The scene in the movie “Reds” where Diane Keaton scales snow-covered cliffs to crawl over the Finnish border into the Soviet Union was historically inaccurate.

Here’s what I learned from my research:

Sweden – known for its excellent health care and social welfare programs, home of the Right Livelihood Award and Ingmar Berman, was a major and pretty vicious imperial power from the thirteenth through the eighteenth centuries.  Swedish crusaders invaded Finland on their way to Russia, and for four centuries frequently battled Russia, and sometimes Poland and Denmark as well, for control over Finland and other parts of the Baltic.  Sweden moved settlers into southern and western Finland, and the kings gave land grants to their allies in Finland’s coastal areas, thus creating a Swedish-speaking Finnish elite.

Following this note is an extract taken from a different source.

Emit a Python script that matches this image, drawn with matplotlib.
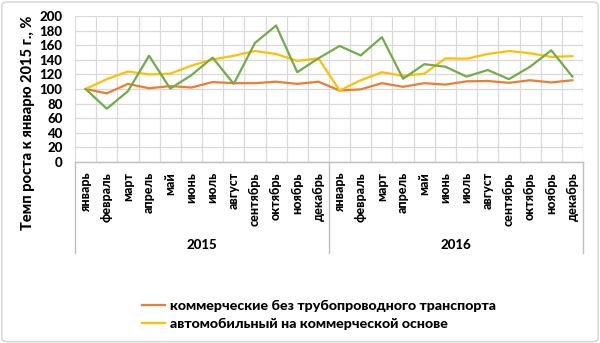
import matplotlib.pyplot as plt
from matplotlib.patches import FancyBboxPatch
from matplotlib.transforms import blended_transform_factory
from matplotlib.lines import Line2D

plt.rcParams['font.family'] = ['Lato', 'DejaVu Sans']
plt.rcParams['font.weight'] = 'black'

# data
months = ["январь", "февраль", "март", "апрель", "май", "июнь", "июль",
          "август", "сентябрь", "октябрь", "ноябрь", "декабрь"]
years = ["2015", "2016"]

commercial = [100, 94, 107, 101, 104, 102, 109.5, 108, 108, 110, 107, 110,
              98, 99.5, 108, 103, 108, 106, 110.5, 111, 108.5, 112, 109, 112]
auto = [100, 113.5, 124, 120, 121, 132, 140.5, 145.5, 152, 148, 138.5, 142,
        98, 112, 123, 118, 121, 142, 141.5, 148, 152, 149, 144, 145]
third = [100, 73, 97, 145.5, 100.5, 119, 143, 107, 163, 187, 123, 142,
         159, 146, 171, 114, 134, 130.5, 117, 126, 113.5, 130.5, 153, 117]

series_names = ["коммерческие без трубопроводного транспорта",
                "автомобильный на коммерческой основе"]

c_orange = "#ED7D31"
c_yellow = "#FFC000"
c_green = "#70AD47"
c_grid = "#D9D9D9"
c_axis = "#BFBFBF"
W = 'black'

fig = plt.figure(figsize=(6.0, 3.43), dpi=100)
ax = fig.add_axes([75 / 600, 1 - 162 / 343, 508 / 600, 146 / 343])

n = len(months) * len(years)
xs = [i + 0.5 for i in range(n)]

ax.plot(xs, commercial, color=c_orange, lw=1.6, label=series_names[0], zorder=3)
ax.plot(xs, auto, color=c_yellow, lw=1.6, label=series_names[1], zorder=3)
ax.plot(xs, third, color=c_green, lw=1.6, zorder=4)

ax.set_xlim(0, n)
ax.set_ylim(0, 200)
ax.set_yticks(range(0, 201, 20))
ax.set_xticks(range(0, n + 1))
ax.set_xticklabels([])
ax.tick_params(axis='both', length=0, labelsize=9.5, colors='#000000')
ax.tick_params(axis='y', pad=9)
for lab in ax.get_yticklabels():
    lab.set_fontweight(W)
ax.grid(True, color=c_grid, lw=0.9)
ax.set_axisbelow(True)
for side in ['top', 'right', 'left']:
    ax.spines[side].set_visible(False)
ax.spines['bottom'].set_color(c_axis)
ax.spines['bottom'].set_linewidth(1.0)

# category labels (months, then years)
trans = blended_transform_factory(ax.transData, ax.transAxes)
for yi, yr in enumerate(years):
    for mi, m in enumerate(months):
        ax.text(yi * 12 + mi + 0.5, -0.07, m, rotation=90, ha='center', va='top',
                fontsize=9, fontweight=W, transform=trans)
    ax.text(yi * 12 + 6, -0.57, yr, ha='center', va='center', fontsize=9.5,
            fontweight=W, transform=trans)
for xb in [0, 12, 24]:
    ax.add_line(Line2D([xb, xb], [0, -0.62], color=c_axis, lw=1.0,
                       transform=trans, clip_on=False))

fig.text(28 / 600, 1 - 123 / 343, "Темп роста к январю 2015 г., %", rotation=90,
         ha='center', va='center', fontsize=10.5, fontweight=W)

leg = fig.legend(loc='upper left', bbox_to_anchor=(136 / 600, 1 - 294 / 343),
                 frameon=False, fontsize=10.3, handlelength=1.65, handletextpad=0.35,
                 labelspacing=0.45, borderaxespad=0)
for t in leg.get_texts():
    t.set_fontweight(W)

# outer chart frame
frame = FancyBboxPatch((0.003, 0.004), 0.994, 0.99, boxstyle="round,pad=0,rounding_size=0.01",
                       transform=fig.transFigure, fill=False, ec="#D9D9D9", lw=1.2)
fig.patches.append(frame)

fig.savefig("out.png", dpi=100)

The Swedish empire lost big during the Napoleonic wars, and Sweden ceded Finland to Russia, which controlled it until Lenin recognized Finland’s independence in December 1917.  The Russian general strike and attempted socialist revolution of 1905 had a counterpart in Finland.  Some Finnish socialists made their way to the U.S. in the aftermath of that revolution, as did some Russian Jewish socialists.  Others fled to escape increasing conscription into the Tsar’s army – the same threat which brought my grandfather to this country.

In 1906, the Tsar implemented some reforms in efforts to forestall future uprisings.  One of those established the Finnish national Parliament and the Finns insisted that it be elected through universal suffrage, making it the second country (after New Zealand) to give women the right to vote.

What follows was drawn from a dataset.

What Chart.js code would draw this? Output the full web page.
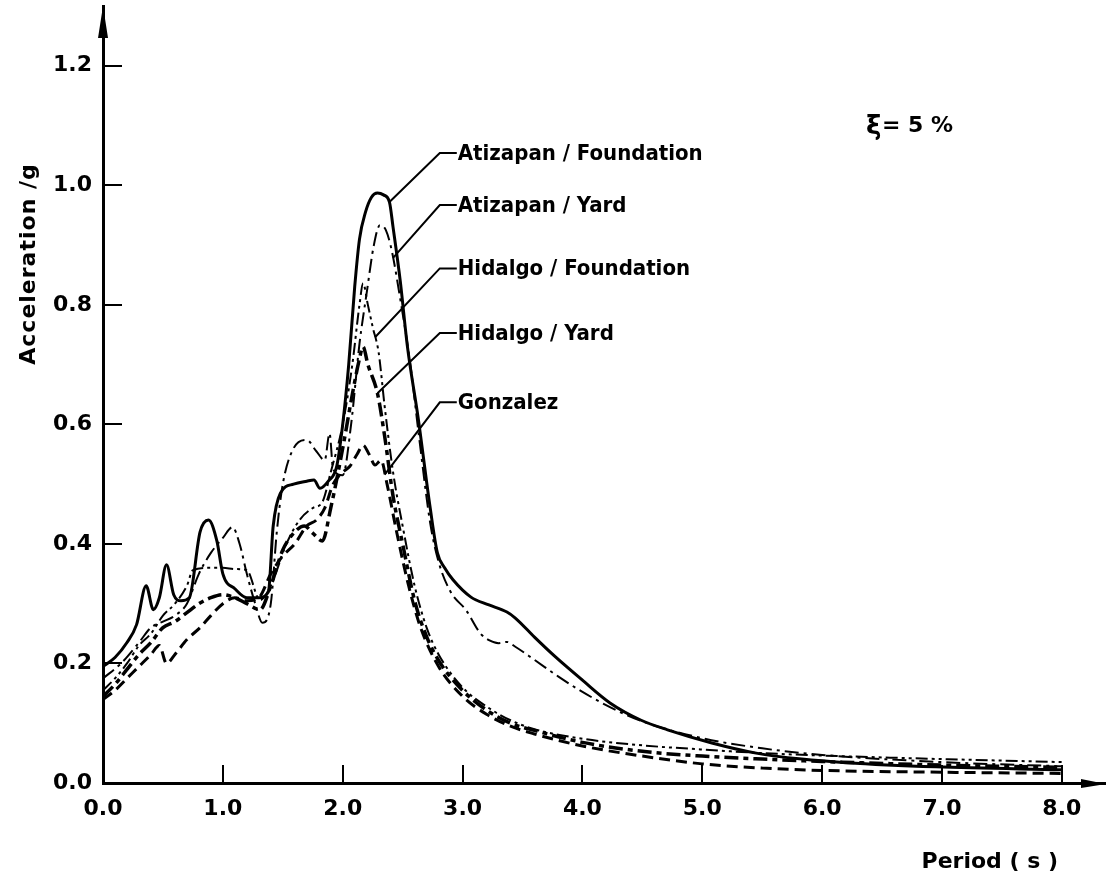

The period between 1870 and 1930 is known as the “Great Migration” of Finns to North America.  They concentrated in the upper Midwest, especially Michigan, where they currently constitute 16% of the population of the Upper Peninsula.  There’s a television show broadcast there called “Finland Calling.”

Many became mineworkers and steelworkers, and they were heavily organized by the Industrial Workers of the World (IWW).  When 160 IWW activists, including Wobbly leader Big Bill Haywood were arrested and charged with treason during World War I, five of the defendants were Finns.

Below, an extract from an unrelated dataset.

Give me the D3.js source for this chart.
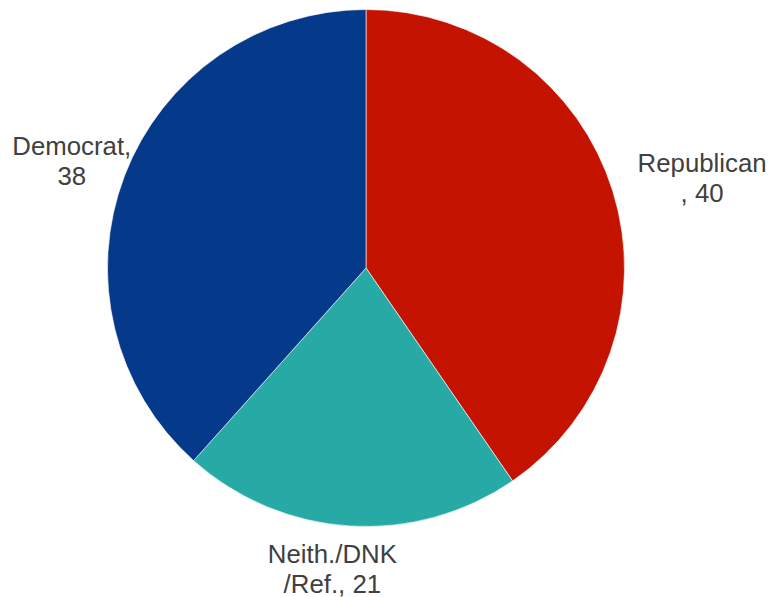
<!DOCTYPE html>
<html>
<head>
<meta charset="utf-8">
<script src="https://cdn.jsdelivr.net/npm/d3@7"></script>
<style>
  html, body { margin: 0; padding: 0; background: #fff; }
  svg { display: block; }
</style>
</head>
<body>
<svg id="chart" width="771" height="597"></svg>
<script>
// Party identification shares
const categories = ["Republican", "Neith./DNK/Ref.", "Democrat"];
const values = [40, 21, 38];
const labelLines = [["Republican", ", 40"], ["Neith./DNK", "/Ref., 21"], ["Democrat,", "38"]];
const colors = ["#C41300", "#27A9A5", "#05398A"];

// label placement: distance from centre along slice mid-angle, plus nudges
const labelDist = [352, 294, 315];
const labelNudge = [[0, 9], [-15, 2], [0, -1]];

const width = 771, height = 597;
const cx = 366, cy = 268, radius = 258.5;

const svg = d3.select("#chart");
const g = svg.append("g").attr("transform", `translate(${cx},${cy})`);

const data = categories.map((c, i) => ({ name: c, value: values[i], idx: i }));

const pie = d3.pie().value(d => d.value).sort(null);
const arc = d3.arc().innerRadius(0).outerRadius(radius);
const arcs = pie(data);

g.selectAll("path.slice")
  .data(arcs)
  .join("path")
  .attr("class", "slice")
  .attr("d", arc)
  .attr("fill", d => colors[d.data.idx])
  .attr("stroke", "#ffffff")
  .attr("stroke-width", 0.6);

const labels = g.selectAll("text.lbl")
  .data(arcs)
  .join("text")
  .attr("class", "lbl")
  .attr("font-family", "Liberation Sans, Arial, sans-serif")
  .attr("font-size", 25.8)
  .attr("fill", "#404040")
  .attr("text-anchor", "middle")
  .attr("transform", d => {
    const a = (d.startAngle + d.endAngle) / 2;
    const r = labelDist[d.data.idx];
    const n = labelNudge[d.data.idx];
    return `translate(${Math.sin(a) * r + n[0]},${-Math.cos(a) * r + n[1]})`;
  });

labels.selectAll("tspan")
  .data(d => labelLines[d.data.idx])
  .join("tspan")
  .attr("x", 0)
  .attr("y", (t, i) => i * 30)
  .text(t => t);
</script>
</body>
</html>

The Finnish Socialist Federation (FSF) affiliated with the Socialist Party in 1908, at which time they made up 12% of the Party’s members nationwide.  In 1922, the FSF (later the Finnish Workers Federation) changed its allegiance to the Communist Party, which was then called the Workers’ Party.

The U.S. government, at the deportation trial of labor organizer John Swan, introduced the argument that Finns were actually related to Mongolians, therefore were subject to the Asian Exclusion Act.

After the Russian Revolution, about 10,000 “Red Finns” left the United States and Canada to settle in Finnish areas of the Soviet Union.

Not actually Berkeley - it's Butte, Montana
courtesy drbutoni
In the first half of the twentieth century, the West Berkeley area around University and San Pablo was known as Finntown. There never were really that many Finns there – only about 650 at its peak, but they built institutions including the Finnish Hall at Tenth and Addison, where we used to hold various radical meetings in the 1980s.  Finns also started the Berkeley Consumers’ Cooperative Stores, which when I moved to Berkeley in 1980 had four massive stores (down from a high of twelve) – groceries at Shattuck and Cedar (now Andronico’s), Ashby and Telegraph (now Whole Foods), University and California (now vacant, after sojourns as Living Foods and I can't remember what other chain) and a hardware store on University.

Famous Finnish Americans include actors Matt Damon and Christine Lahti (whose grandmother, Augusta Lahti, was an early American feminist), Clan of the Cave Bear author Jean Auel, and Dr. Amy Kaukonen, who in 1921 became the first woman elected mayor of an Ohio town (Fairport).